Stated task
Word for word, transcribe the lines below and drop the pictures.

Supplied data
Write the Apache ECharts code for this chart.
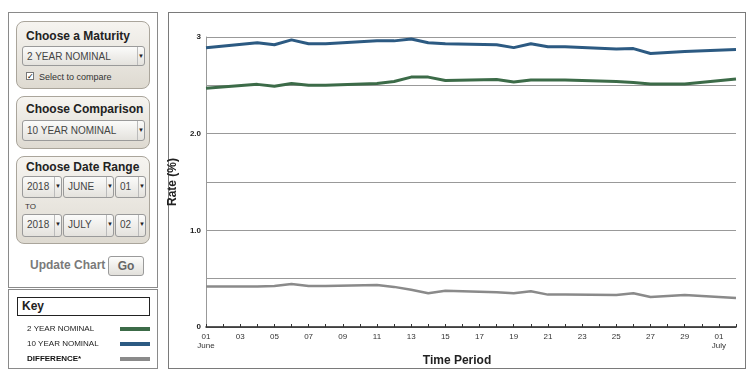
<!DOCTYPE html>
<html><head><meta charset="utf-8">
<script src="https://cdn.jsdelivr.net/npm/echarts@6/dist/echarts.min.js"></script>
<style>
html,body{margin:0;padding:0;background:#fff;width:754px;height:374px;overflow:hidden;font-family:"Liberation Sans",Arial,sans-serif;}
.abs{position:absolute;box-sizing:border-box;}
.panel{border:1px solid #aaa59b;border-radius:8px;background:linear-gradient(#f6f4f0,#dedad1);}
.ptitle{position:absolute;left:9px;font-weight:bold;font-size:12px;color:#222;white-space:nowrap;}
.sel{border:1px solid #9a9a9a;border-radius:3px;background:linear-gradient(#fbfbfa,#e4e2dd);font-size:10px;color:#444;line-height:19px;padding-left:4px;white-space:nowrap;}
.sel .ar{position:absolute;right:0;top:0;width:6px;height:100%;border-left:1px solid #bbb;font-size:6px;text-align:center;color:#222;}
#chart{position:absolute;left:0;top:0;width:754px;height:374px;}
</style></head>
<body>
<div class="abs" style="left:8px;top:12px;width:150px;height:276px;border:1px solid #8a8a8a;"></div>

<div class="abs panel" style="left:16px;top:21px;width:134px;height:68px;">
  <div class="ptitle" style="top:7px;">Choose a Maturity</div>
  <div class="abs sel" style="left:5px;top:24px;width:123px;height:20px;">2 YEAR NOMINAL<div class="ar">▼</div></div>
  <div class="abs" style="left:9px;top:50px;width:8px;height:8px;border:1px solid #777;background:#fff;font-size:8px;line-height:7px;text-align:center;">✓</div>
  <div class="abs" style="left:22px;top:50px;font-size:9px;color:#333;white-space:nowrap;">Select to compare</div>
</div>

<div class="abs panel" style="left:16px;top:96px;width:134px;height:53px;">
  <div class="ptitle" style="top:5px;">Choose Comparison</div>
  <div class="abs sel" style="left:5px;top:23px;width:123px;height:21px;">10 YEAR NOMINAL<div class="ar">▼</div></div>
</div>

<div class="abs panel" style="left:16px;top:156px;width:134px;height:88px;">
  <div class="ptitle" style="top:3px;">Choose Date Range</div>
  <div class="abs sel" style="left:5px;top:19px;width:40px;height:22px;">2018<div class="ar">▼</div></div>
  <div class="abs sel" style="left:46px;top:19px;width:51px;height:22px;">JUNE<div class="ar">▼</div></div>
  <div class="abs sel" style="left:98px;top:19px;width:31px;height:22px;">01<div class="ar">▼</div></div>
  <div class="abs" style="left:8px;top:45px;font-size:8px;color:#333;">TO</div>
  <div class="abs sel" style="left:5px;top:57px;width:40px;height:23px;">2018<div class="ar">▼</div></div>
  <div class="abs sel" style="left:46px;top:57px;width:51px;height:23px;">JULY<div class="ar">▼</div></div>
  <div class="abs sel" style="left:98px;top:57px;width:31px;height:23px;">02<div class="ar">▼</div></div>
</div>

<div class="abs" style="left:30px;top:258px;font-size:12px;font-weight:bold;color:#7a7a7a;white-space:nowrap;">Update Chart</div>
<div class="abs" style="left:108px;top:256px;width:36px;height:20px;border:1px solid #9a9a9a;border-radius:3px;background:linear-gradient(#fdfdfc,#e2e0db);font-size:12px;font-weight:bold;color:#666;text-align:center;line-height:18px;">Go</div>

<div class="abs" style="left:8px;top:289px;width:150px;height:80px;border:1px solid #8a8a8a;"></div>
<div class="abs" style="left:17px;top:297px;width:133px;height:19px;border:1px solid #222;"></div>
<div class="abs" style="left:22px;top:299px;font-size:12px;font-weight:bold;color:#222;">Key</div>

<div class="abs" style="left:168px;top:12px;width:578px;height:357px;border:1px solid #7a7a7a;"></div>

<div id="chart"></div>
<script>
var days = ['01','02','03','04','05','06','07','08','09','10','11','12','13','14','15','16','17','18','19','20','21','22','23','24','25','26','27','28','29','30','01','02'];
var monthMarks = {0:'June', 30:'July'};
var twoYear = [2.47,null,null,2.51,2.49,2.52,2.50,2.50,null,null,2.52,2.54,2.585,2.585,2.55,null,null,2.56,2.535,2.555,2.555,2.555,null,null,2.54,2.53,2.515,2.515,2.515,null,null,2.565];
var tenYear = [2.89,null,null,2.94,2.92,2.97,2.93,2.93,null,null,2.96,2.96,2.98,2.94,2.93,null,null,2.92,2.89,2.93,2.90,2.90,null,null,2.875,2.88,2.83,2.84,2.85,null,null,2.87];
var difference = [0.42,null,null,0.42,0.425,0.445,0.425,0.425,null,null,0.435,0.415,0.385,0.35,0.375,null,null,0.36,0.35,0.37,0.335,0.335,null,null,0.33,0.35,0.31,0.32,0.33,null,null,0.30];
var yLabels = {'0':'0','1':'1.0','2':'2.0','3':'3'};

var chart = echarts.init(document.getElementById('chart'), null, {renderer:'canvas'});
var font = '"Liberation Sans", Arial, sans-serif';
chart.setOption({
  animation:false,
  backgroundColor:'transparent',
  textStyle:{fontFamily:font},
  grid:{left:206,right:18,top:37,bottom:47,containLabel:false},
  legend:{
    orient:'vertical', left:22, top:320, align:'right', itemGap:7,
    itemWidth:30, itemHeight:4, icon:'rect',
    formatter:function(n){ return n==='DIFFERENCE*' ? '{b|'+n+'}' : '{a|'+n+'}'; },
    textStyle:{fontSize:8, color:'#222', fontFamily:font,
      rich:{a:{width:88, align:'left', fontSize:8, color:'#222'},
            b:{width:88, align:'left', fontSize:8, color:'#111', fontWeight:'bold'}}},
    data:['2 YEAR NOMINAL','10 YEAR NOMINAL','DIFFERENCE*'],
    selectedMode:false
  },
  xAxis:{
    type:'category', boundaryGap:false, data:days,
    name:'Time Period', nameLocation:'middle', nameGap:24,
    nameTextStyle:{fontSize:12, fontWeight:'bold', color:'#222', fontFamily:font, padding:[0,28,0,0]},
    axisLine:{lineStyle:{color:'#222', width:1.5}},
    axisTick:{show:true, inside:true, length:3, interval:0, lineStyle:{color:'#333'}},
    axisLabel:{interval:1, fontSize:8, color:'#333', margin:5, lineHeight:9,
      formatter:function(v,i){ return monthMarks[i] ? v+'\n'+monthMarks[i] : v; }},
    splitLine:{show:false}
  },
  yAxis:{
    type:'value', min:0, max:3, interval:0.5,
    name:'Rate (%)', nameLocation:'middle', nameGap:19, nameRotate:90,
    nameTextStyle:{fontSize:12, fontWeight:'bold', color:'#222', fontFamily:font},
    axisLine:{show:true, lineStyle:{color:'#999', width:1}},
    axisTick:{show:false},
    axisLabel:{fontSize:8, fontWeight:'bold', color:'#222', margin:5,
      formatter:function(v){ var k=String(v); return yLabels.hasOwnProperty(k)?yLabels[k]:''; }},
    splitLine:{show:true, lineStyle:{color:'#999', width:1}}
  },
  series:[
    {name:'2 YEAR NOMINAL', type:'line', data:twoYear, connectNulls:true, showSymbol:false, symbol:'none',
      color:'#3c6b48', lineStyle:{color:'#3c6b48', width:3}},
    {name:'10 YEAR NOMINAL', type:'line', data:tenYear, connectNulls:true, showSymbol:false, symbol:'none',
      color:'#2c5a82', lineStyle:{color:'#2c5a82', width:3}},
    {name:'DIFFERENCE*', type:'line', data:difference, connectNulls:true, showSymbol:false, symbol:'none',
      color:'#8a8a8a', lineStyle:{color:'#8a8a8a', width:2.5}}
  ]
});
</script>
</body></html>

Result
Write the Apache ECharts code for this chart.
<!DOCTYPE html>
<html><head><meta charset="utf-8">
<script src="https://cdn.jsdelivr.net/npm/echarts@6/dist/echarts.min.js"></script>
<style>
html,body{margin:0;padding:0;background:#fff;width:754px;height:374px;overflow:hidden;font-family:"Liberation Sans",Arial,sans-serif;}
.abs{position:absolute;box-sizing:border-box;}
.panel{border:1px solid #aaa59b;border-radius:8px;background:linear-gradient(#f6f4f0,#dedad1);}
.ptitle{position:absolute;left:9px;font-weight:bold;font-size:12px;color:#222;white-space:nowrap;}
.sel{border:1px solid #9a9a9a;border-radius:3px;background:linear-gradient(#fbfbfa,#e4e2dd);font-size:10px;color:#444;line-height:19px;padding-left:4px;white-space:nowrap;}
.sel .ar{position:absolute;right:0;top:0;width:6px;height:100%;border-left:1px solid #bbb;font-size:6px;text-align:center;color:#222;}
#chart{position:absolute;left:0;top:0;width:754px;height:374px;}
</style></head>
<body>
<div class="abs" style="left:8px;top:12px;width:150px;height:276px;border:1px solid #8a8a8a;"></div>

<div class="abs panel" style="left:16px;top:21px;width:134px;height:68px;">
  <div class="ptitle" style="top:7px;">Choose a Maturity</div>
  <div class="abs sel" style="left:5px;top:24px;width:123px;height:20px;">2 YEAR NOMINAL<div class="ar">▼</div></div>
  <div class="abs" style="left:9px;top:50px;width:8px;height:8px;border:1px solid #777;background:#fff;font-size:8px;line-height:7px;text-align:center;">✓</div>
  <div class="abs" style="left:22px;top:50px;font-size:9px;color:#333;white-space:nowrap;">Select to compare</div>
</div>

<div class="abs panel" style="left:16px;top:96px;width:134px;height:53px;">
  <div class="ptitle" style="top:5px;">Choose Comparison</div>
  <div class="abs sel" style="left:5px;top:23px;width:123px;height:21px;">10 YEAR NOMINAL<div class="ar">▼</div></div>
</div>

<div class="abs panel" style="left:16px;top:156px;width:134px;height:88px;">
  <div class="ptitle" style="top:3px;">Choose Date Range</div>
  <div class="abs sel" style="left:5px;top:19px;width:40px;height:22px;">2018<div class="ar">▼</div></div>
  <div class="abs sel" style="left:46px;top:19px;width:51px;height:22px;">JUNE<div class="ar">▼</div></div>
  <div class="abs sel" style="left:98px;top:19px;width:31px;height:22px;">01<div class="ar">▼</div></div>
  <div class="abs" style="left:8px;top:45px;font-size:8px;color:#333;">TO</div>
  <div class="abs sel" style="left:5px;top:57px;width:40px;height:23px;">2018<div class="ar">▼</div></div>
  <div class="abs sel" style="left:46px;top:57px;width:51px;height:23px;">JULY<div class="ar">▼</div></div>
  <div class="abs sel" style="left:98px;top:57px;width:31px;height:23px;">02<div class="ar">▼</div></div>
</div>

<div class="abs" style="left:30px;top:258px;font-size:12px;font-weight:bold;color:#7a7a7a;white-space:nowrap;">Update Chart</div>
<div class="abs" style="left:108px;top:256px;width:36px;height:20px;border:1px solid #9a9a9a;border-radius:3px;background:linear-gradient(#fdfdfc,#e2e0db);font-size:12px;font-weight:bold;color:#666;text-align:center;line-height:18px;">Go</div>

<div class="abs" style="left:8px;top:289px;width:150px;height:80px;border:1px solid #8a8a8a;"></div>
<div class="abs" style="left:17px;top:297px;width:133px;height:19px;border:1px solid #222;"></div>
<div class="abs" style="left:22px;top:299px;font-size:12px;font-weight:bold;color:#222;">Key</div>

<div class="abs" style="left:168px;top:12px;width:578px;height:357px;border:1px solid #7a7a7a;"></div>

<div id="chart"></div>
<script>
var days = ['01','02','03','04','05','06','07','08','09','10','11','12','13','14','15','16','17','18','19','20','21','22','23','24','25','26','27','28','29','30','01','02'];
var monthMarks = {0:'June', 30:'July'};
var twoYear = [2.47,null,null,2.51,2.49,2.52,2.50,2.50,null,null,2.52,2.54,2.585,2.585,2.55,null,null,2.56,2.535,2.555,2.555,2.555,null,null,2.54,2.53,2.515,2.515,2.515,null,null,2.565];
var tenYear = [2.89,null,null,2.94,2.92,2.97,2.93,2.93,null,null,2.96,2.96,2.98,2.94,2.93,null,null,2.92,2.89,2.93,2.90,2.90,null,null,2.875,2.88,2.83,2.84,2.85,null,null,2.87];
var difference = [0.42,null,null,0.42,0.425,0.445,0.425,0.425,null,null,0.435,0.415,0.385,0.35,0.375,null,null,0.36,0.35,0.37,0.335,0.335,null,null,0.33,0.35,0.31,0.32,0.33,null,null,0.30];
var yLabels = {'0':'0','1':'1.0','2':'2.0','3':'3'};

var chart = echarts.init(document.getElementById('chart'), null, {renderer:'canvas'});
var font = '"Liberation Sans", Arial, sans-serif';
chart.setOption({
  animation:false,
  backgroundColor:'transparent',
  textStyle:{fontFamily:font},
  grid:{left:206,right:18,top:37,bottom:47,containLabel:false},
  legend:{
    orient:'vertical', left:22, top:320, align:'right', itemGap:7,
    itemWidth:30, itemHeight:4, icon:'rect',
    formatter:function(n){ return n==='DIFFERENCE*' ? '{b|'+n+'}' : '{a|'+n+'}'; },
    textStyle:{fontSize:8, color:'#222', fontFamily:font,
      rich:{a:{width:88, align:'left', fontSize:8, color:'#222'},
            b:{width:88, align:'left', fontSize:8, color:'#111', fontWeight:'bold'}}},
    data:['2 YEAR NOMINAL','10 YEAR NOMINAL','DIFFERENCE*'],
    selectedMode:false
  },
  xAxis:{
    type:'category', boundaryGap:false, data:days,
    name:'Time Period', nameLocation:'middle', nameGap:24,
    nameTextStyle:{fontSize:12, fontWeight:'bold', color:'#222', fontFamily:font, padding:[0,28,0,0]},
    axisLine:{lineStyle:{color:'#222', width:1.5}},
    axisTick:{show:true, inside:true, length:3, interval:0, lineStyle:{color:'#333'}},
    axisLabel:{interval:1, fontSize:8, color:'#333', margin:5, lineHeight:9,
      formatter:function(v,i){ return monthMarks[i] ? v+'\n'+monthMarks[i] : v; }},
    splitLine:{show:false}
  },
  yAxis:{
    type:'value', min:0, max:3, interval:0.5,
    name:'Rate (%)', nameLocation:'middle', nameGap:19, nameRotate:90,
    nameTextStyle:{fontSize:12, fontWeight:'bold', color:'#222', fontFamily:font},
    axisLine:{show:true, lineStyle:{color:'#999', width:1}},
    axisTick:{show:false},
    axisLabel:{fontSize:8, fontWeight:'bold', color:'#222', margin:5,
      formatter:function(v){ var k=String(v); return yLabels.hasOwnProperty(k)?yLabels[k]:''; }},
    splitLine:{show:true, lineStyle:{color:'#999', width:1}}
  },
  series:[
    {name:'2 YEAR NOMINAL', type:'line', data:twoYear, connectNulls:true, showSymbol:false, symbol:'none',
      color:'#3c6b48', lineStyle:{color:'#3c6b48', width:3}},
    {name:'10 YEAR NOMINAL', type:'line', data:tenYear, connectNulls:true, showSymbol:false, symbol:'none',
      color:'#2c5a82', lineStyle:{color:'#2c5a82', width:3}},
    {name:'DIFFERENCE*', type:'line', data:difference, connectNulls:true, showSymbol:false, symbol:'none',
      color:'#8a8a8a', lineStyle:{color:'#8a8a8a', width:2.5}}
  ]
});
</script>
</body></html>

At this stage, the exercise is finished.